Below is a block of records; repeat all of them exactly.

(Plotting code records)
═══
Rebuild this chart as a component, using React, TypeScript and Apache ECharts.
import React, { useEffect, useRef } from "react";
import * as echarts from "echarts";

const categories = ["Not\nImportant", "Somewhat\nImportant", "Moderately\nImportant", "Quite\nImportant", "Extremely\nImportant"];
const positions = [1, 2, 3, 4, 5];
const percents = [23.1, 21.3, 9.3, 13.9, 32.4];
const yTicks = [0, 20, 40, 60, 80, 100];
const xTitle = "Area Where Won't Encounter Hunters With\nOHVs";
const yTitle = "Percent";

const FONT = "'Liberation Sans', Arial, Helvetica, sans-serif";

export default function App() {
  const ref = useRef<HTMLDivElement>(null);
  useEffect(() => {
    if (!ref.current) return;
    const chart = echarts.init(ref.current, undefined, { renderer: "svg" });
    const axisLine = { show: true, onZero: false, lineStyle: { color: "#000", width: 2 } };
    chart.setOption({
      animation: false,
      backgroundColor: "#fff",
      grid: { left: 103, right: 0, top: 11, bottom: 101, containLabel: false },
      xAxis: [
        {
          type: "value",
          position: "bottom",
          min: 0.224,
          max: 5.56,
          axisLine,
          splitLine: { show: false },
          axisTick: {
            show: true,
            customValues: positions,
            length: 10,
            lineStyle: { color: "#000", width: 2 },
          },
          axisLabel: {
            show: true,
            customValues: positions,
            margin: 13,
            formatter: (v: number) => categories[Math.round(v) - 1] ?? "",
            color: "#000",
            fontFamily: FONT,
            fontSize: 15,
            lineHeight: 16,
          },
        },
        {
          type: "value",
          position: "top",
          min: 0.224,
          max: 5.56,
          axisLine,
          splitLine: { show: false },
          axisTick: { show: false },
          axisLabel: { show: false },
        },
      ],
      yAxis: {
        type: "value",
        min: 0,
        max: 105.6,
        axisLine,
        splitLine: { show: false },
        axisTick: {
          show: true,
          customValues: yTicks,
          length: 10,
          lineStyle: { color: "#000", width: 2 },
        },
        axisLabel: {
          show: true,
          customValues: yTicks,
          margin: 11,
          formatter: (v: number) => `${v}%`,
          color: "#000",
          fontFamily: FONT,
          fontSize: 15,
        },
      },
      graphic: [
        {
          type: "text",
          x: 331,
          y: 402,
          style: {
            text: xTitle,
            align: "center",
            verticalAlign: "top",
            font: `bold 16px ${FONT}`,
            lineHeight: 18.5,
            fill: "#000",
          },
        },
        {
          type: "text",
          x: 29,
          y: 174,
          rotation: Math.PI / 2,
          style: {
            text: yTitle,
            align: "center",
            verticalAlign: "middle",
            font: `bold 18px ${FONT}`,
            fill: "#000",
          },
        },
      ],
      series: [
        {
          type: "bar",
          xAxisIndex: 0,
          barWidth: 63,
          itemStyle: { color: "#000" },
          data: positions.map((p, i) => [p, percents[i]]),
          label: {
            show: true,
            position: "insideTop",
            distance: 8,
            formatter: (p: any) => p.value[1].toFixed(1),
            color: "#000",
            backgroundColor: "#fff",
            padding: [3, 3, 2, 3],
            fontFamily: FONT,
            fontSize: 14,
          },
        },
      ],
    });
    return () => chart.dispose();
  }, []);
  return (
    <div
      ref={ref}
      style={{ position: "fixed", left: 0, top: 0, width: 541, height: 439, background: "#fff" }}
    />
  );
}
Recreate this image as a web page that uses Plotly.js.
═══
▶ **Answer in full**
Rebuild this chart as a component, using React, TypeScript and Apache ECharts.
import React, { useEffect, useRef } from "react";
import * as echarts from "echarts";

const categories = ["Not\nImportant", "Somewhat\nImportant", "Moderately\nImportant", "Quite\nImportant", "Extremely\nImportant"];
const positions = [1, 2, 3, 4, 5];
const percents = [23.1, 21.3, 9.3, 13.9, 32.4];
const yTicks = [0, 20, 40, 60, 80, 100];
const xTitle = "Area Where Won't Encounter Hunters With\nOHVs";
const yTitle = "Percent";

const FONT = "'Liberation Sans', Arial, Helvetica, sans-serif";

export default function App() {
  const ref = useRef<HTMLDivElement>(null);
  useEffect(() => {
    if (!ref.current) return;
    const chart = echarts.init(ref.current, undefined, { renderer: "svg" });
    const axisLine = { show: true, onZero: false, lineStyle: { color: "#000", width: 2 } };
    chart.setOption({
      animation: false,
      backgroundColor: "#fff",
      grid: { left: 103, right: 0, top: 11, bottom: 101, containLabel: false },
      xAxis: [
        {
          type: "value",
          position: "bottom",
          min: 0.224,
          max: 5.56,
          axisLine,
          splitLine: { show: false },
          axisTick: {
            show: true,
            customValues: positions,
            length: 10,
            lineStyle: { color: "#000", width: 2 },
          },
          axisLabel: {
            show: true,
            customValues: positions,
            margin: 13,
            formatter: (v: number) => categories[Math.round(v) - 1] ?? "",
            color: "#000",
            fontFamily: FONT,
            fontSize: 15,
            lineHeight: 16,
          },
        },
        {
          type: "value",
          position: "top",
          min: 0.224,
          max: 5.56,
          axisLine,
          splitLine: { show: false },
          axisTick: { show: false },
          axisLabel: { show: false },
        },
      ],
      yAxis: {
        type: "value",
        min: 0,
        max: 105.6,
        axisLine,
        splitLine: { show: false },
        axisTick: {
          show: true,
          customValues: yTicks,
          length: 10,
          lineStyle: { color: "#000", width: 2 },
        },
        axisLabel: {
          show: true,
          customValues: yTicks,
          margin: 11,
          formatter: (v: number) => `${v}%`,
          color: "#000",
          fontFamily: FONT,
          fontSize: 15,
        },
      },
      graphic: [
        {
          type: "text",
          x: 331,
          y: 402,
          style: {
            text: xTitle,
            align: "center",
            verticalAlign: "top",
            font: `bold 16px ${FONT}`,
            lineHeight: 18.5,
            fill: "#000",
          },
        },
        {
          type: "text",
          x: 29,
          y: 174,
          rotation: Math.PI / 2,
          style: {
            text: yTitle,
            align: "center",
            verticalAlign: "middle",
            font: `bold 18px ${FONT}`,
            fill: "#000",
          },
        },
      ],
      series: [
        {
          type: "bar",
          xAxisIndex: 0,
          barWidth: 63,
          itemStyle: { color: "#000" },
          data: positions.map((p, i) => [p, percents[i]]),
          label: {
            show: true,
            position: "insideTop",
            distance: 8,
            formatter: (p: any) => p.value[1].toFixed(1),
            color: "#000",
            backgroundColor: "#fff",
            padding: [3, 3, 2, 3],
            fontFamily: FONT,
            fontSize: 14,
          },
        },
      ],
    });
    return () => chart.dispose();
  }, []);
  return (
    <div
      ref={ref}
      style={{ position: "fixed", left: 0, top: 0, width: 541, height: 439, background: "#fff" }}
    />
  );
}
Recreate this image as a web page that uses Plotly.js.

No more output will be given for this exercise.